Similarly, if a student commits suicide because of his poor performance in exams or a client commits suicide because his case is dismissed by the Court, the examiner or lawyer cannot be held guilty either, observed Justice Amit Mahajan.

“If a lover commits suicide due to love failure, if a student commits suicide because of his poor performance in the examination, a client commits suicide because his case is dismissed, the lady, examiner, lawyer respectively cannot be held to have abetted the commission of suicide. For the wrong decision taken by a man of weak or frail mentality, another person cannot be blamed as having abetted his committing suicide,” the Court stressed.

Justice Amit Mahajan
Justice Amit Mahajan
The Court made the observations while granting anticipatory bail to a man and a woman who were booked on charges of suicide abetment after a young man died by suicide.

The woman was stated to have been in a relationship with the deceased man, who committed suicide after seeing the two accused together.

It was alleged that the accused instigated the deceased by saying that they engaged in physical relations and would get married soon.

They also allegedly told the deceased that he does not have “manhood abilities” and that he should commit suicide or else they would upload the images of his broken car window along with his photographs with the title “Jaisi Nalli Car vaisa Nalla *****”.

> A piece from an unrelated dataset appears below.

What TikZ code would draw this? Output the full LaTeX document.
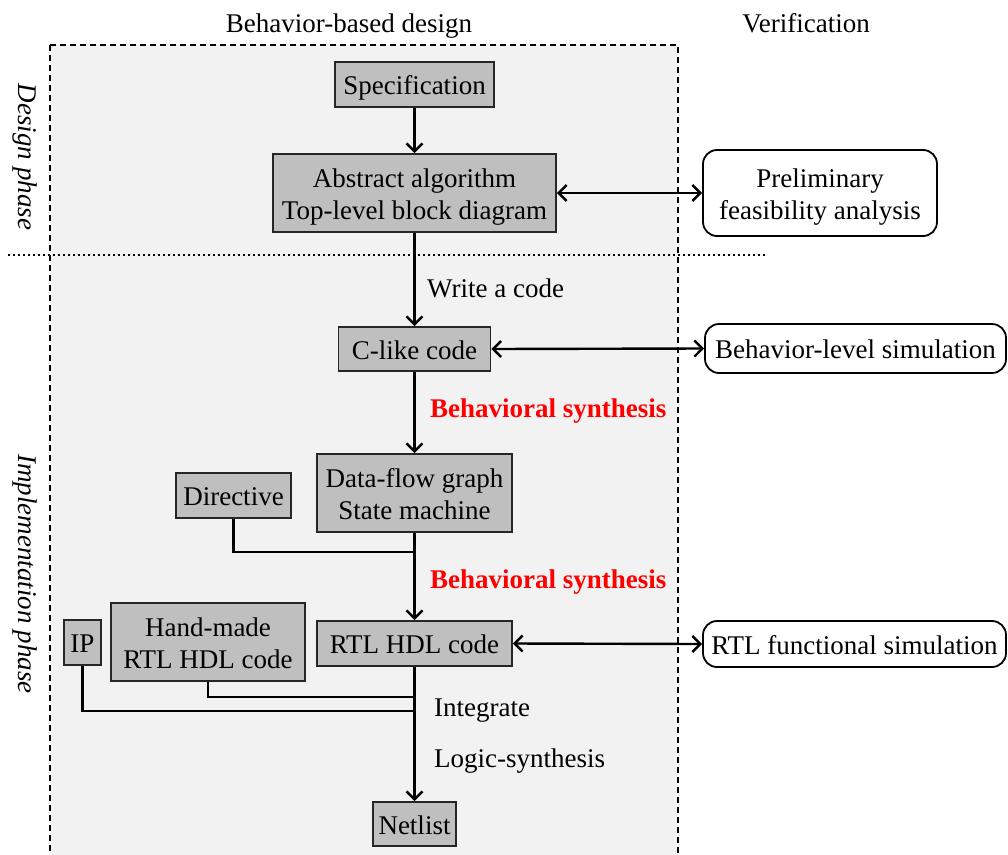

After considering the case, Justice Mahajan observed that the WhatsApp chats placed on record showed that the deceased was a person of sensitive nature, who constantly threatened that he would die by suicide whenever the woman refused to talk to him.

“It is correct that the deceased had written the name of the applicants in suicide note, but, in the opinion of this Court, there is nothing mentioned, as to the nature of threats in the alleged suicide note written by deceased of such an alarming proportion so as to drive a ‘normal person’ to contemplate suicide,” the Court noted.

It further said that the allegation that the accused teased the deceased over the failure of his romantic relationship with the woman did not appear to be the kind of instigation that would amount to abetment of suicide in terms of Section 306 of the Indian Penal Code (IPC).

The Court proceeded to grant anticipatory bail to both the accused.

Advocate Vineet Jain appeared for the accused woman.

Senior Advocate Maninder Singh along with advocates Arjun Sanjay, Aekta Vats and Simran Chaudhary represented the accused man.

Additional Public Prosecutor Utkarsh represented the State.

Advocate Urvashi Sharma appeared for the complainant (father of the deceased).